A fronte di una situazione del genere, che di democratico non ha che le macerie – le si voglia vedere o meno è un altro discorso – Fassino non ha da opporre che una risibilissima obiezione: «Viviamo l’epoca in cui un movimento arriva al 25 % dei voti senza una sezione, senza una tessera, senza un segretario. Vogliamo discuterne e capire perché?» (intervista citata).

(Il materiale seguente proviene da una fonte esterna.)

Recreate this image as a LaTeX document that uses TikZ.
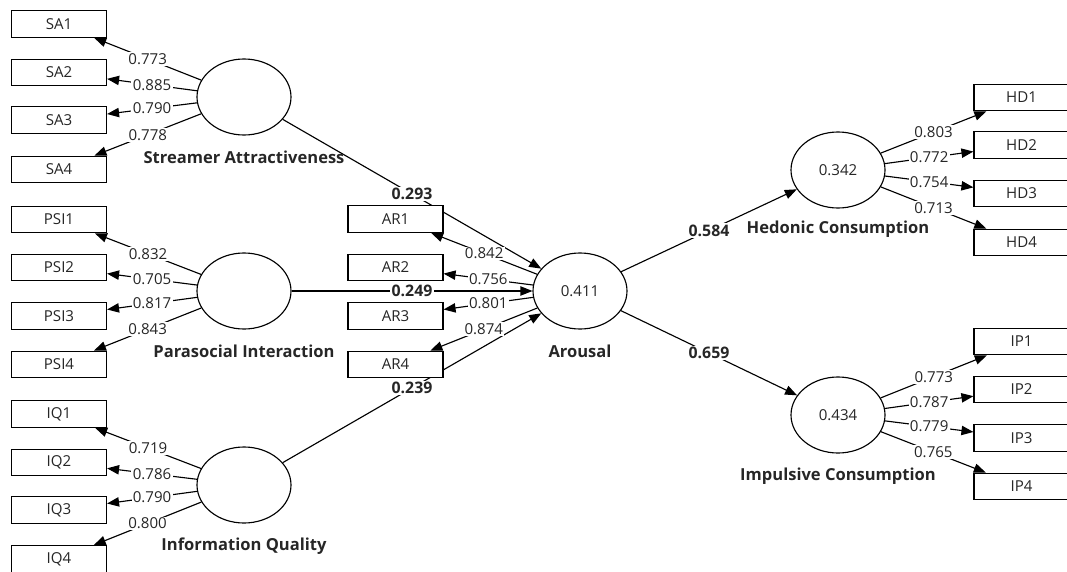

Ma Fassino è troppo intelligente per non capire che un conto è il fine un altro il mezzo. Che oggi la politica abbia forme e percorsi diversi è un dato di fatto inoppugnabile, ma che le finalità democratiche debbano essere le stesse non bisognerebbe minimamente discuterlo. Anche nei paesini di poche migliaia di abitanti ci sono giovani che con i social network riescono alle elezioni amministrative a prendere una caterva di voti; e sono giovani praticamente sconosciuti ai luoghi urbani, alla frequentazioni pubbliche, nascosti alla politica quale ancora si fa, attraverso incontri, convegni, conferenze e dibattiti. E, allora? Allora vuol dire che oggi bisogna prendere atto dei cambiamenti formali e strumentali, ma per perseguire le finalità di sempre, che durano dalle origini della democrazia.

Non bisogna farsi abbacinare dai piccoli o grandi cambiamenti e perdere di vista i piccoli o grandi traguardi dell’uomo politico, del cittadino. Questo correre dietro a Renzi, se per il sindaco Fassino ha una ragione politica, per l’uomo Fassino, culturalmente provveduto, non ha alcuna ragione etica. Il renzismo dilagante è un vero impazzimento diffuso. Lo svilire i valori della politica incomincia a diventare pratica demenziale. I valori non sono alimenti che scadono, possono perdere la loro brillantezza, la loro luce, per le inevitabili traversie della realtà, ma restano validi. Essi sono come la lampada di Aladino, rottami buttati in un angolo, ma basta che li strofini ed ecco che ritrovi i grandi desideri-bisogni della vita politica.